**Objective:** Extract only the lines running from the top of the entries to the line that holds "p.title.standoff = 51". Include that line and omit the pictures.

**Collection entries:**

Begin

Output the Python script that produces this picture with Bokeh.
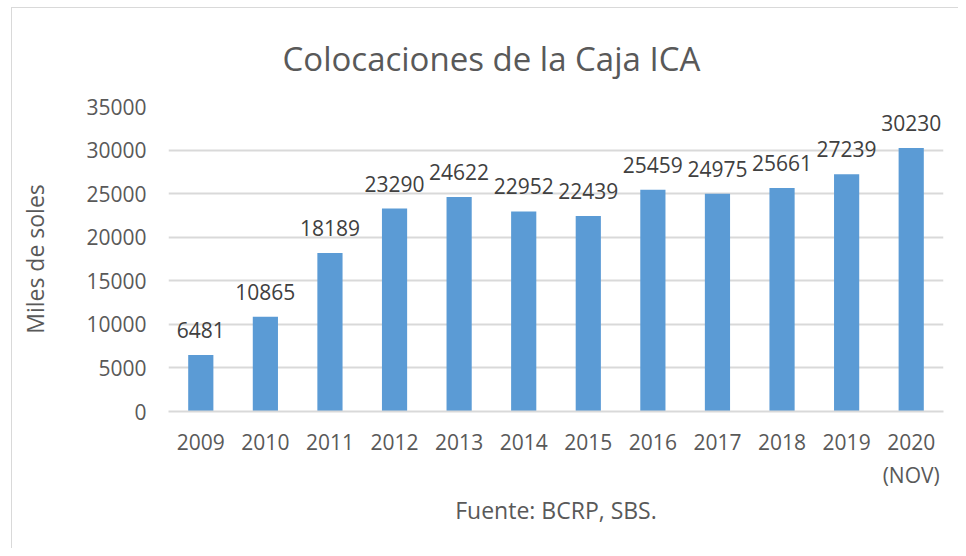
from bokeh.plotting import figure
from bokeh.models import ColumnDataSource, FixedTicker, LabelSet, FactorRange, Range1d
from bokeh.core.properties import value
from bokeh.embed import file_html
from bokeh.resources import INLINE

years = ["2009", "2010", "2011", "2012", "2013", "2014", "2015", "2016", "2017", "2018", "2019", "2020\n(NOV)"]
values = [6481, 10865, 18189, 23290, 24622, 22952, 22439, 25459, 24975, 25661, 27239, 30230]
y_ticks = [0, 5000, 10000, 15000, 20000, 25000, 30000, 35000]

FONT = "Open Sans"
TXT = "#595959"

src = ColumnDataSource(dict(x=years, top=values, lbl=[str(v) for v in values]))

p = figure(x_range=FactorRange(*years, range_padding=0), y_range=Range1d(0, 35000),
           width=947, height=541, output_backend="svg", toolbar_location=None,
           title="Colocaciones de la Caja ICA",
           min_border_left=156, min_border_right=16, min_border_top=98, min_border_bottom=138)
p.styles = {"border-left": "1px solid #d9d9d9", "border-top": "1px solid #d9d9d9",
            "margin-left": "11px", "margin-top": "7px"}
p.outline_line_color = None
p.background_fill_color = "white"
p.border_fill_color = "white"

p.vbar(x="x", top="top", width=0.39, source=src, fill_color="#5B9BD5", line_color=None)

labels = LabelSet(x="x", y="top", text="lbl", source=src, text_align="center",
                  text_baseline="bottom", y_offset=17, text_font=value(FONT),
                  text_font_size="21px", text_color="#404040")
p.add_layout(labels)

p.title.text_font = FONT
p.title.text_font_size = "33px"
p.title.text_font_style = "normal"
p.title.text_color = TXT
p.title.align = "left"
p.title.offset = 114
p.title.standoff = 51

p.yaxis.ticker = FixedTicker(ticks=y_ticks)
p.yaxis.axis_line_color = None
p.yaxis.major_tick_line_color = None
p.yaxis.minor_tick_line_color = None
p.yaxis.major_label_standoff = 16
p.yaxis.major_label_text_font = FONT
p.yaxis.major_label_text_font_size = "21px"
p.yaxis.major_label_text_color = TXT
p.yaxis.axis_label = "Miles de soles"
p.yaxis.axis_label_text_font = FONT
p.yaxis.axis_label_text_font_size = "23px"
p.yaxis.axis_label_text_font_style = "normal"
p.yaxis.axis_label_text_color = TXT
p.yaxis.axis_label_standoff = 32

p.xaxis.axis_line_color = "#d9d9d9"
p.xaxis.axis_line_width = 2
p.xaxis.major_tick_line_color = None
p.xaxis.minor_tick_line_color = None
p.xaxis.major_label_standoff = 10
p.xaxis.major_label_text_font = FONT
p.xaxis.major_label_text_font_size = "21px"
p.xaxis.major_label_text_color = TXT
p.xaxis.axis_label = "Fuente: BCRP, SBS."
p.xaxis.axis_label_text_font = FONT
p.xaxis.axis_label_text_font_size = "23px"
p.xaxis.axis_label_text_font_style = "normal"
p.xaxis.axis_label_text_color = TXT
p.xaxis.axis_label_standoff = 2

p.xgrid.grid_line_color = None
p.ygrid.grid_line_color = "#d9d9d9"
p.ygrid.grid_line_width = 2

open("out.html", "w").write(file_html(p, INLINE))
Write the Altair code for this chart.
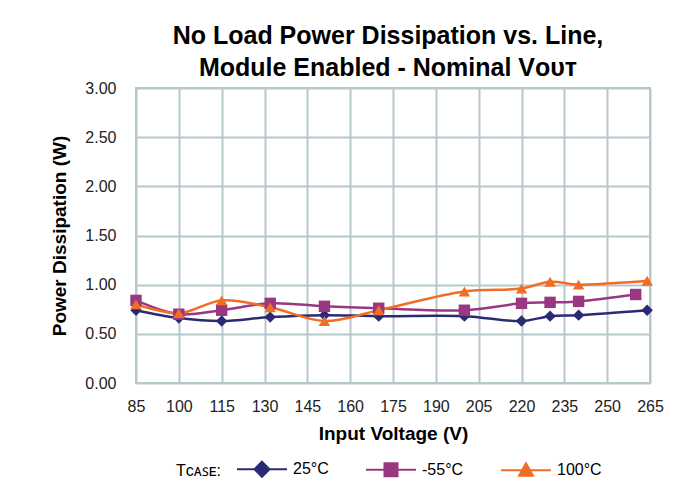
import altair as alt
import pandas as pd

series_names = ["25°C", "-55°C", "100°C"]

v_25 = [85, 100, 115, 132, 151, 170, 200, 220, 230, 240, 264]
p_25 = [0.74, 0.66, 0.63, 0.67, 0.69, 0.68, 0.68, 0.63, 0.68, 0.69, 0.74]

v_m55 = [85, 100, 115, 132, 151, 170, 200, 220, 230, 240, 260]
p_m55 = [0.84, 0.70, 0.74, 0.81, 0.78, 0.76, 0.74, 0.81, 0.82, 0.83, 0.90]

v_100 = [85, 100, 115, 132, 151, 170, 200, 220, 230, 240, 264]
p_100 = [0.80, 0.71, 0.84, 0.77, 0.63, 0.74, 0.93, 0.96, 1.03, 1.00, 1.04]

x_ticks = list(range(85, 266, 15))
y_ticks = [0, 0.5, 1.0, 1.5, 2.0, 2.5, 3.0]

colors = ["#2b2b73", "#9a3780", "#f26d24"]
shapes = ["diamond", "square", "triangle-up"]
legend_paths = [
    "M-5,0H5M0,-1.5L1.5,0L0,1.5L-1.5,0Z",
    "M-5,0H5M-1.3,-1.3H1.3V1.3H-1.3Z",
    "M-5,0H5M0,-1.4L1.4,1.1H-1.4Z",
]

rows = []
for name, xs, ys in [(series_names[0], v_25, p_25), (series_names[1], v_m55, p_m55), (series_names[2], v_100, p_100)]:
    for xv, yv in zip(xs, ys):
        rows.append({"series": name, "voltage": xv, "power": yv})
df = pd.DataFrame(rows)

font = "Liberation Sans"

x_enc = alt.X("voltage:Q", scale=alt.Scale(domain=[85, 265], nice=False),
              axis=alt.Axis(values=x_ticks, title="Input Voltage (V)", grid=True, labelFlush=False))
y_enc = alt.Y("power:Q", scale=alt.Scale(domain=[0, 3], nice=False),
              axis=alt.Axis(values=y_ticks, format=".2f", title="Power Dissipation (W)", grid=True,
                            labelFlush=False))

base = alt.Chart(df)

layers = []
for name, col in zip(series_names, colors):
    layers.append(
        base.transform_filter(alt.datum.series == name)
        .mark_line(interpolate="catmull-rom", strokeWidth=2.5, color=col)
        .encode(x=x_enc, y=y_enc)
    )
for name, col, shp in zip(series_names, colors, shapes):
    layers.append(
        base.transform_filter(alt.datum.series == name)
        .mark_point(filled=True, size=130, opacity=1, color=col, shape=shp)
        .encode(x=x_enc, y=y_enc)
    )

leg = alt.Legend(title="Tᴄᴀꜱᴇ:", orient="none", legendX=40, legendY=373,
                 direction="horizontal",
                 titleOrient="left", symbolSize=100, symbolStrokeWidth=2,
                 labelOffset=23, columnPadding=26, symbolOffset=28,
                 labelFontSize=16, titleFontSize=16, titleFontWeight="normal",
                 labelFont=font, titleFont=font, labelColor="#000000",
                 titleColor="#000000")

legend_layer = base.transform_filter("datum.voltage > 10000").mark_point(
    filled=True, size=100, opacity=1, strokeWidth=2
).encode(
    x=x_enc, y=y_enc,
    fill=alt.Fill("series:N", scale=alt.Scale(domain=series_names, range=colors), legend=leg),
    stroke=alt.Stroke("series:N", scale=alt.Scale(domain=series_names, range=colors), legend=leg),
    shape=alt.Shape("series:N", scale=alt.Scale(domain=series_names, range=legend_paths), legend=leg),
)
layers.append(legend_layer)

chart = alt.layer(*layers).properties(
    width=514, height=295,
    title=alt.TitleParams(["No Load Power Dissipation vs. Line,", "Module Enabled - Nominal Vᴏᴜᴛ"],
                          fontSize=25, font=font, fontWeight="bold", color="#000000",
                          lineHeight=32, offset=-1, anchor="middle", dx=-5),
    autosize="none",
    padding={"left": 128, "top": 80, "right": 35, "bottom": 103},
).configure_view(stroke="#b5c8cc", strokeWidth=2).configure_axis(
    gridColor="#b5c8cc", gridWidth=2, domain=False, ticks=False,
    labelFont=font, titleFont=font, labelFontSize=16, titleFontSize=19,
    labelColor="#222222", titleColor="#000000", titleFontWeight="bold",
).configure_axisX(labelPadding=15, titlePadding=10).configure_axisY(labelPadding=20, titlePadding=15)

chart.save("out.html", embed_options={"renderer": "svg", "actions": False})
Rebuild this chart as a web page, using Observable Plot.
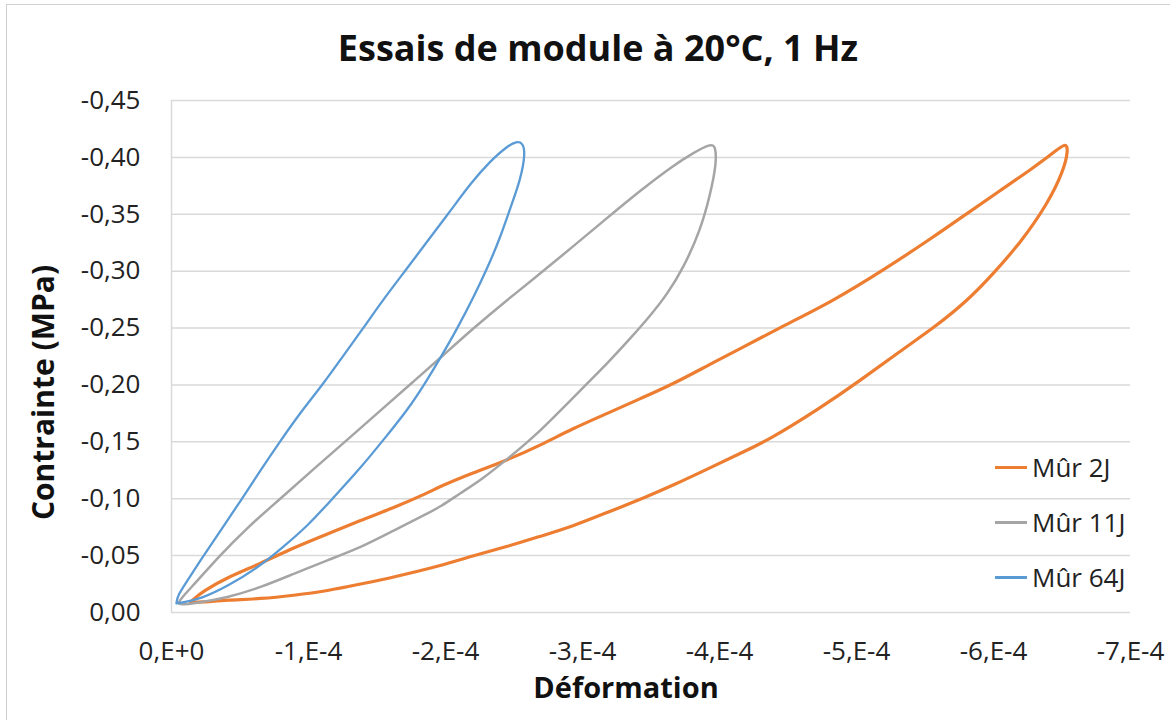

End

**Finished exercise:**
Output the Python script that produces this picture with Bokeh.
from bokeh.plotting import figure
from bokeh.models import ColumnDataSource, FixedTicker, LabelSet, FactorRange, Range1d
from bokeh.core.properties import value
from bokeh.embed import file_html
from bokeh.resources import INLINE

years = ["2009", "2010", "2011", "2012", "2013", "2014", "2015", "2016", "2017", "2018", "2019", "2020\n(NOV)"]
values = [6481, 10865, 18189, 23290, 24622, 22952, 22439, 25459, 24975, 25661, 27239, 30230]
y_ticks = [0, 5000, 10000, 15000, 20000, 25000, 30000, 35000]

FONT = "Open Sans"
TXT = "#595959"

src = ColumnDataSource(dict(x=years, top=values, lbl=[str(v) for v in values]))

p = figure(x_range=FactorRange(*years, range_padding=0), y_range=Range1d(0, 35000),
           width=947, height=541, output_backend="svg", toolbar_location=None,
           title="Colocaciones de la Caja ICA",
           min_border_left=156, min_border_right=16, min_border_top=98, min_border_bottom=138)
p.styles = {"border-left": "1px solid #d9d9d9", "border-top": "1px solid #d9d9d9",
            "margin-left": "11px", "margin-top": "7px"}
p.outline_line_color = None
p.background_fill_color = "white"
p.border_fill_color = "white"

p.vbar(x="x", top="top", width=0.39, source=src, fill_color="#5B9BD5", line_color=None)

labels = LabelSet(x="x", y="top", text="lbl", source=src, text_align="center",
                  text_baseline="bottom", y_offset=17, text_font=value(FONT),
                  text_font_size="21px", text_color="#404040")
p.add_layout(labels)

p.title.text_font = FONT
p.title.text_font_size = "33px"
p.title.text_font_style = "normal"
p.title.text_color = TXT
p.title.align = "left"
p.title.offset = 114
p.title.standoff = 51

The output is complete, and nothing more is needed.